Stated task ▸ Please list all lines of the material below in which the string "with" occurs.

-- Begin Exercise input --

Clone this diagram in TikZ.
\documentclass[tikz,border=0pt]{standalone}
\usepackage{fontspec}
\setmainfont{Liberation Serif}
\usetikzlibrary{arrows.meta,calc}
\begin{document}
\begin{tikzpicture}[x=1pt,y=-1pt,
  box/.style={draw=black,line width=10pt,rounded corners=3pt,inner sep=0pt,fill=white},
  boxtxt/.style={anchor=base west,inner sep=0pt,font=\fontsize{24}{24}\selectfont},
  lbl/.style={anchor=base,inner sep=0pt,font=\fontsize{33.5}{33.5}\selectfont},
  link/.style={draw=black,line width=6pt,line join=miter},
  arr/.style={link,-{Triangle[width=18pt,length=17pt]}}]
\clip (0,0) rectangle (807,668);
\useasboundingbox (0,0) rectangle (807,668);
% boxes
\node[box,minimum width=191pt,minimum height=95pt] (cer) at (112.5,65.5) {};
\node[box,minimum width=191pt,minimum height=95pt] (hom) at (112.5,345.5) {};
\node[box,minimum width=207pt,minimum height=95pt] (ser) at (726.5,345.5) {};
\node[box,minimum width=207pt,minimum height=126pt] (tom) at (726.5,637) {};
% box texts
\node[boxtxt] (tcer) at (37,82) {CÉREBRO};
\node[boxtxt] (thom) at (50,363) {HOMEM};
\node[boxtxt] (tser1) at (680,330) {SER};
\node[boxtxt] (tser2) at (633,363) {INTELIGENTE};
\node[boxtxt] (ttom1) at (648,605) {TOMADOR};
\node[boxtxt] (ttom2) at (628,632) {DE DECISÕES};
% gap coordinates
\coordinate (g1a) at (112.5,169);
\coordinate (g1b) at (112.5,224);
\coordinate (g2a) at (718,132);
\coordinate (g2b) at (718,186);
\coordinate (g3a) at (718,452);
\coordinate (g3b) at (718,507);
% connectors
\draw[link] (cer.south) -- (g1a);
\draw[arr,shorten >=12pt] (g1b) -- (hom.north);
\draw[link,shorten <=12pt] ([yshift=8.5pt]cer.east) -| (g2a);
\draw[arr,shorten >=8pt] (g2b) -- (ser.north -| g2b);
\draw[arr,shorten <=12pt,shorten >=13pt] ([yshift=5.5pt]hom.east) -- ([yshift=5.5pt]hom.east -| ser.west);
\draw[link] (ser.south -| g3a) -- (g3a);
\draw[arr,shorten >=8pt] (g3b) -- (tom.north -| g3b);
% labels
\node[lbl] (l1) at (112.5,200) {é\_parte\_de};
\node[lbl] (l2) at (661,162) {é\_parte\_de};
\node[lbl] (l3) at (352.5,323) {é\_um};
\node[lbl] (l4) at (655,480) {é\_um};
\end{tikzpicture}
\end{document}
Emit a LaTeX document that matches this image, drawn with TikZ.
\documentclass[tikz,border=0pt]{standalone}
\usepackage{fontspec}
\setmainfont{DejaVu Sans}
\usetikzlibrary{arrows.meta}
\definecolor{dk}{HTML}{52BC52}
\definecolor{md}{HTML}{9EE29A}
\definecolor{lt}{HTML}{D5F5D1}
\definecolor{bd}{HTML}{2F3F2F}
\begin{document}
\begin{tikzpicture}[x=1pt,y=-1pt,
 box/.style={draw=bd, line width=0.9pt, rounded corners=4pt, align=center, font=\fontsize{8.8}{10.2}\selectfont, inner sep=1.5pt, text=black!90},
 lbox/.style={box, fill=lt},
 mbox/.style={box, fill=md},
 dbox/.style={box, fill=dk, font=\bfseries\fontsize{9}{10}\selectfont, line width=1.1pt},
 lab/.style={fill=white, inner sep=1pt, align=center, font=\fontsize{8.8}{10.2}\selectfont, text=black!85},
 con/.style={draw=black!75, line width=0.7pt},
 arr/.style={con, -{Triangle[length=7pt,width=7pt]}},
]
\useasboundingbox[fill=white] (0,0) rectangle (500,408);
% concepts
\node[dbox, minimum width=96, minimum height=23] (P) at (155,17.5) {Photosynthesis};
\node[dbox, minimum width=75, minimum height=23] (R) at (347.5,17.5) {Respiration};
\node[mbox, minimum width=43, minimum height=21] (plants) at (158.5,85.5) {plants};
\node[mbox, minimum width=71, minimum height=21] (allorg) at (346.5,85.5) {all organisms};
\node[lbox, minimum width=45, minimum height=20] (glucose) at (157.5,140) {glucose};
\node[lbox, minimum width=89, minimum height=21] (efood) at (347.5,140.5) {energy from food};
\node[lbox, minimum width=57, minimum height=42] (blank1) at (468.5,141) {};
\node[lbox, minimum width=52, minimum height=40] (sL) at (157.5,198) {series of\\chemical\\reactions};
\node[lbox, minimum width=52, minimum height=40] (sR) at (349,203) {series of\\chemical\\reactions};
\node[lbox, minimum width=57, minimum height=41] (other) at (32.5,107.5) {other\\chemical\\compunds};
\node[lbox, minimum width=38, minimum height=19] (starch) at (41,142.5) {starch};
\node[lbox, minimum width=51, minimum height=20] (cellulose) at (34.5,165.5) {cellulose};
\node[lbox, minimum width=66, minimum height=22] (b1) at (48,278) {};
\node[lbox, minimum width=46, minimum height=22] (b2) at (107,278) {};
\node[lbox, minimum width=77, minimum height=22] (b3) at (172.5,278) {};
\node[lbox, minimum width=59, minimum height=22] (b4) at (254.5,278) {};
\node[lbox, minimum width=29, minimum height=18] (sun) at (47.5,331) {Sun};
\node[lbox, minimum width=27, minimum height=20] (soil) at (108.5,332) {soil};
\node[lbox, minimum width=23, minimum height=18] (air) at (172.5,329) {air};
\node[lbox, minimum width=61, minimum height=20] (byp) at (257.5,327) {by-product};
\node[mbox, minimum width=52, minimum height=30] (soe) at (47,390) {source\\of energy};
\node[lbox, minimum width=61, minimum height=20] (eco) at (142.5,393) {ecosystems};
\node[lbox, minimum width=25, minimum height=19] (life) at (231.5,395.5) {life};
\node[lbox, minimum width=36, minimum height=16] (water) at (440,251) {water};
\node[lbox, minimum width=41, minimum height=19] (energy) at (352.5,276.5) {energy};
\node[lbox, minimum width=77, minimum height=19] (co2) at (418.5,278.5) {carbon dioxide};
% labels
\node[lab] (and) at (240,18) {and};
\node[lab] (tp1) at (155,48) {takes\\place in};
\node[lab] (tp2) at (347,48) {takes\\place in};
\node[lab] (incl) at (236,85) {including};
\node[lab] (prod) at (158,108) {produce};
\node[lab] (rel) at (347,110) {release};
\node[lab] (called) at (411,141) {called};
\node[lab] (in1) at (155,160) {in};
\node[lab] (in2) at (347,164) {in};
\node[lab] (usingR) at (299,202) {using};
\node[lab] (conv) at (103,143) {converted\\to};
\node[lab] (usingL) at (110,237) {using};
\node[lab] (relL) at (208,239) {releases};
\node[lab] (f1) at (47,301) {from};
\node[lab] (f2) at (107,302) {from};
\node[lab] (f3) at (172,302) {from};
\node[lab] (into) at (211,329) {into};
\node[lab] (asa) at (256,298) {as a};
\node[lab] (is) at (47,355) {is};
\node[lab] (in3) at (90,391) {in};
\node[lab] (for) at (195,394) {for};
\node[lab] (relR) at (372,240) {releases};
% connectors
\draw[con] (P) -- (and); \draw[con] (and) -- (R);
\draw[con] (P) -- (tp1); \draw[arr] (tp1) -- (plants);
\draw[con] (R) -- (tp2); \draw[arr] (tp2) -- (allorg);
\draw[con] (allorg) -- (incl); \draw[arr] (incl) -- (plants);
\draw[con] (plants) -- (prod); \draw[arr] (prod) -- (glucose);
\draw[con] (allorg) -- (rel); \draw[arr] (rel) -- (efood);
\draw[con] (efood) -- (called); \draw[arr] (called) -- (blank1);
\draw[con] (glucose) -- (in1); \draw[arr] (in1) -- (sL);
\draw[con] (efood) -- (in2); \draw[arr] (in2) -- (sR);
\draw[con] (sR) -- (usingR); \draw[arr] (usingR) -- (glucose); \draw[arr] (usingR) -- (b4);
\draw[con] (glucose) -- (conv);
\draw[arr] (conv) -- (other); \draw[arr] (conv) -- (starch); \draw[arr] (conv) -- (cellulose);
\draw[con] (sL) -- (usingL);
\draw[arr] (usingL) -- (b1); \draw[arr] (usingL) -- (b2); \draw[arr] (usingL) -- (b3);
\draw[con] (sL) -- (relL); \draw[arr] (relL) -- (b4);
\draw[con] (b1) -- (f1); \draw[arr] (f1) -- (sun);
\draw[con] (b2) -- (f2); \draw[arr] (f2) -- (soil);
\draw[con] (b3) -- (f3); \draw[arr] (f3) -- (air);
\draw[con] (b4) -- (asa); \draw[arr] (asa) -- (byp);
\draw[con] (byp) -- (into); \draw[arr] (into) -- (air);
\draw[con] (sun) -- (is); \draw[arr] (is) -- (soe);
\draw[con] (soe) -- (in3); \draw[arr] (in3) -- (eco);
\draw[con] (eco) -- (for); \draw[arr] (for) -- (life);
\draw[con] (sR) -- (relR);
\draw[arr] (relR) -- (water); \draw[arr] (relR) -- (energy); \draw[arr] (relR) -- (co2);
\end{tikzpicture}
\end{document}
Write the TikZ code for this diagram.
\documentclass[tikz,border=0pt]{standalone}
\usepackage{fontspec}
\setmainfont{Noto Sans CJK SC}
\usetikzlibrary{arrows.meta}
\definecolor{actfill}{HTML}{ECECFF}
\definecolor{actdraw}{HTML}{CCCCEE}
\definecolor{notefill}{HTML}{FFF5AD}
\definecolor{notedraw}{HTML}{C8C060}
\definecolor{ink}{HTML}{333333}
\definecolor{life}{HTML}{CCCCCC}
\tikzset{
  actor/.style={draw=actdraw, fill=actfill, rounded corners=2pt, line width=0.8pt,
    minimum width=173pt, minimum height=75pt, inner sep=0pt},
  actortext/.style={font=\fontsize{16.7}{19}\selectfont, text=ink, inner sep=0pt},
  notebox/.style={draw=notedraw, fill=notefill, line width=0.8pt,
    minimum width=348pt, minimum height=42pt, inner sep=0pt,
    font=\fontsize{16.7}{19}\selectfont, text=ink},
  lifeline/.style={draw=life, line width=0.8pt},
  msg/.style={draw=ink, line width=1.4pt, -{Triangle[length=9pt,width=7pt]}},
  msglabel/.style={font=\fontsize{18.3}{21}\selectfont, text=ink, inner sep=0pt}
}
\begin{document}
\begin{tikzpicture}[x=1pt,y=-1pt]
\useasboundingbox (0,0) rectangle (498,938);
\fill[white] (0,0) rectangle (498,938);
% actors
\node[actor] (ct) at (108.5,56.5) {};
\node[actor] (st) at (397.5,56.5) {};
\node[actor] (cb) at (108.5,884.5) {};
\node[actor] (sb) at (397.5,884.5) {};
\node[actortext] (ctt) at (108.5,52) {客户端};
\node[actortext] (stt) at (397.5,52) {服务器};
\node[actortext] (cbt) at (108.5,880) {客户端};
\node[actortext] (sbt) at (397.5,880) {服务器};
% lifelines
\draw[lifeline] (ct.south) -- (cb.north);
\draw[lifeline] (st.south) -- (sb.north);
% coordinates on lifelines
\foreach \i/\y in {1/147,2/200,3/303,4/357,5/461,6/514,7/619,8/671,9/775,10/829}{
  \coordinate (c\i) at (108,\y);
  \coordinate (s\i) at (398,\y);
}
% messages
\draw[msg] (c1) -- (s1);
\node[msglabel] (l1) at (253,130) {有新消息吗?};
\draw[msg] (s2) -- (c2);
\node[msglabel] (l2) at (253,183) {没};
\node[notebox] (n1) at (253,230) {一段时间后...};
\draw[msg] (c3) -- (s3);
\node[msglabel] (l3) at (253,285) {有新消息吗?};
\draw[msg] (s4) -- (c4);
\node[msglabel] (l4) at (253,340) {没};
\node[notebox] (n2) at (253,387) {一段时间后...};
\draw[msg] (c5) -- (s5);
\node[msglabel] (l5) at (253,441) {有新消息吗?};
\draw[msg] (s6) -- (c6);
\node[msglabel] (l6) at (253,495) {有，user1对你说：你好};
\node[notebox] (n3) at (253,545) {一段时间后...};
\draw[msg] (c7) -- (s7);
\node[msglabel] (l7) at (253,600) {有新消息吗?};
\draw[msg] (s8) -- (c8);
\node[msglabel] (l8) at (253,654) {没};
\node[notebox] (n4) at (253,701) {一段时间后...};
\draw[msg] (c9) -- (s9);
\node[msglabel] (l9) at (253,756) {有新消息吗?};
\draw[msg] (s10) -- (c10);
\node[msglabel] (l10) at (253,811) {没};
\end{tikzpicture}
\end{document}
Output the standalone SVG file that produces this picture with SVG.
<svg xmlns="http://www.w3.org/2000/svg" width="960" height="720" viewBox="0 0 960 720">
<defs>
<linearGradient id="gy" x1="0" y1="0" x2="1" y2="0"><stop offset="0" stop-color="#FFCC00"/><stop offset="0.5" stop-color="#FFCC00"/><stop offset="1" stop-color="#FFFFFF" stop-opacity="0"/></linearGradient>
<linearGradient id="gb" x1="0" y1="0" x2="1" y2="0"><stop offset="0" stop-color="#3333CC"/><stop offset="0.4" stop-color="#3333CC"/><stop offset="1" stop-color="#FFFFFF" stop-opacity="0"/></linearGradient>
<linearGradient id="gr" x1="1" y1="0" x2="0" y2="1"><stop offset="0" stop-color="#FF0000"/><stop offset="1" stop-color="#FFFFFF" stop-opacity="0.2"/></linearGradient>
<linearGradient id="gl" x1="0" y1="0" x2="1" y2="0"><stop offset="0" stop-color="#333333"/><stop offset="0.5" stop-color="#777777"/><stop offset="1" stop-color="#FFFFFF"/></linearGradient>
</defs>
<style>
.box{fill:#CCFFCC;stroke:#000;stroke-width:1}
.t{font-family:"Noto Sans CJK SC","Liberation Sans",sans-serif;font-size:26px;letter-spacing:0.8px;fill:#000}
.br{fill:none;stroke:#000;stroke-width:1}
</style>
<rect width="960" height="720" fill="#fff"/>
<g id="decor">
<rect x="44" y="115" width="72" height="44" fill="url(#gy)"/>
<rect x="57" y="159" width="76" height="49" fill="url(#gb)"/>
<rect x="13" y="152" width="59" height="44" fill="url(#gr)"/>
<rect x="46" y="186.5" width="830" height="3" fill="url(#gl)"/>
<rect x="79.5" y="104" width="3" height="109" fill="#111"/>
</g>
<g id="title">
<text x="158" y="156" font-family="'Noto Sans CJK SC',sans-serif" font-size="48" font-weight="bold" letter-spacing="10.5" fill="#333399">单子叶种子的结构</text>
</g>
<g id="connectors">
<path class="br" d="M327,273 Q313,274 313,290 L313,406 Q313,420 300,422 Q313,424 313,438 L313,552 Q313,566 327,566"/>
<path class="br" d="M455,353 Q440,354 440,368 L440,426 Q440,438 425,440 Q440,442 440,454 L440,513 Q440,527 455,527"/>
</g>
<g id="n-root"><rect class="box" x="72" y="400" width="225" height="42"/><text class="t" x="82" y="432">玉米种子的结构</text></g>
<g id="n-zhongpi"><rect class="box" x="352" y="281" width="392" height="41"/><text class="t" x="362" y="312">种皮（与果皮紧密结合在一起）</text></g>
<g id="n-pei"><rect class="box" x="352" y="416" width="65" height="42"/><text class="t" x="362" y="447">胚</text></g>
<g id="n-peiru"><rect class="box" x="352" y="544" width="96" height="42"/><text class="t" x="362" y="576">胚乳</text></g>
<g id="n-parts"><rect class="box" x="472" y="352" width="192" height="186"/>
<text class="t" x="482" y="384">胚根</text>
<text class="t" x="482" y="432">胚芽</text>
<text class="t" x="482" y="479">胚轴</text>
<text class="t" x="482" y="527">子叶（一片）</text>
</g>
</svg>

-- End Exercise input --

Full solution ▸
Emit a LaTeX document that matches this image, drawn with TikZ.
Output the standalone SVG file that produces this picture with SVG.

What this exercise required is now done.